Bug Life Cycle

Mariana Yañez
3 min readJan 4, 2021

Hello readers!!✨👋🏼 I’m an intern in a software development company, and this last week I had an evaluation interview where one of the questions was: “Do you know what a bug life cycle is?” and to be honest I didn’t know. So I decided to research a little about it and share what I found. 🐞

As you can see in some of my posts I was working the last weeks with open-source trying to fix bugs, and it concerned me that I couldn’t answer that question even if I were working with it.

What’s a bug?

A bug is an error in an application that limits the normal flow of an application when the application is doing a different behavior from the expected. The bug occurs when a mistake is made by a developer during the building of an application and the flaw is founded by a tester.
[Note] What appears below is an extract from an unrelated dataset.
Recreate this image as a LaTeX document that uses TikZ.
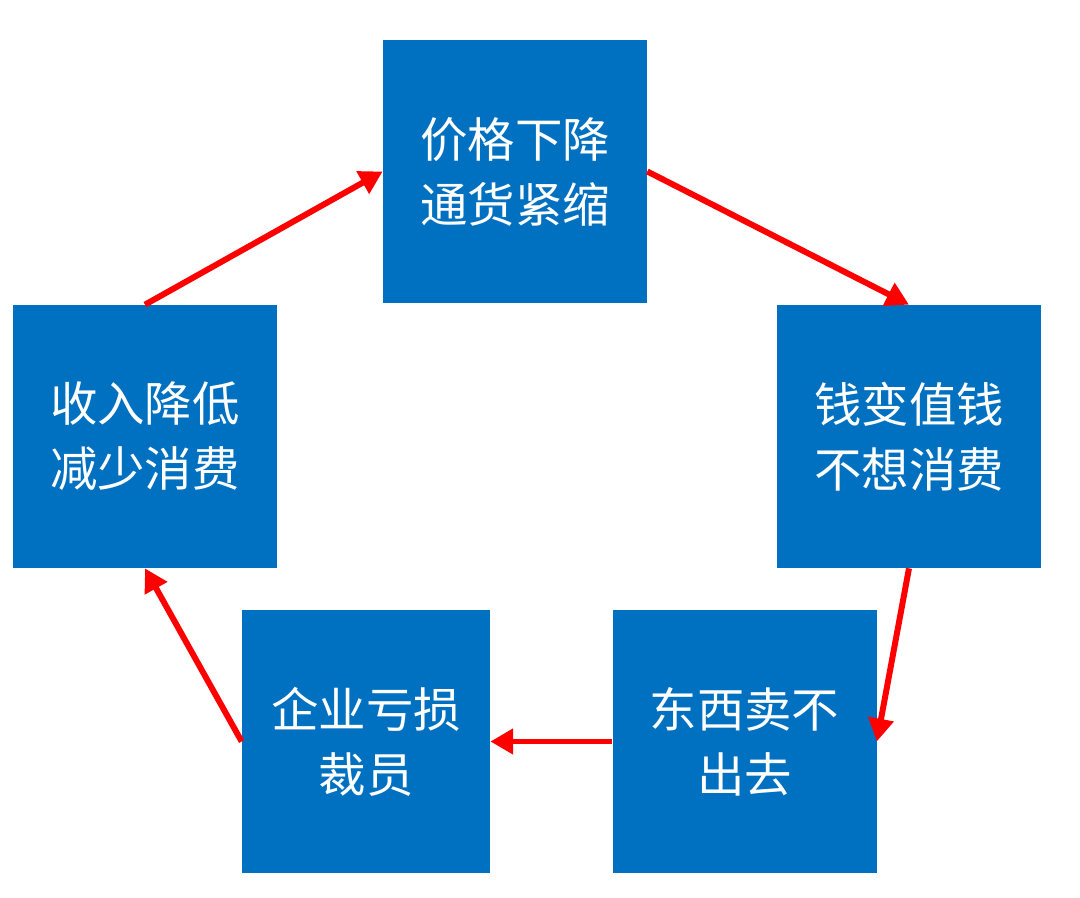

What does each step means?

Photo by Guru 99
  • New: When a new flaw/bug is recorded for the first time is set as NEW.
  • Assigned: Once the tester posts the bug, they wait for the approval and assignment to a developer.
  • Open: The dev starts analyzing and working on the bug fix.
  • Fixed: The status changes when the dev changes the necessary code and verifies it.
  • Pending retest: This is when the testings from the tester are pending.
  • Retest: The testers check if the defect is fixed or not and change the status to “Re-test.”
  • Verified: It changes to “verified” after the “re-test” and when the changes necessary are done.
  • Reopen: If the bug persists after the fix, the tester changes the status to “reopen.” Once again the bug goes through the life cycle.
  • Closed: it’s closed when the tester not longer exists.
  • Duplicate: When the bug is repeated or it has the same concept the bug is label as duplicated.
  • Rejected: if is not an authentic bug is rejected.
  • Deferred: It is not a priority and it might be fixed in the next release.
  • Not a bug: Is considered a bug when it affects the functionality.

Conclusion:

When I read what a bug life cycle is and the steps or phases that it has. I realized that it was what i was looking into when looking for issues in open-source. I knew what most of the labels in the repo mean, but knowing this it would of make things a little bit easier at the moment of choosing one, and it would of save me some time, maybe not a lot, but still valuable time that I could of focus on something more important.

Sometimes re-studying or going through basics again is not a sign of weakness, in the end, it can give you more than you think.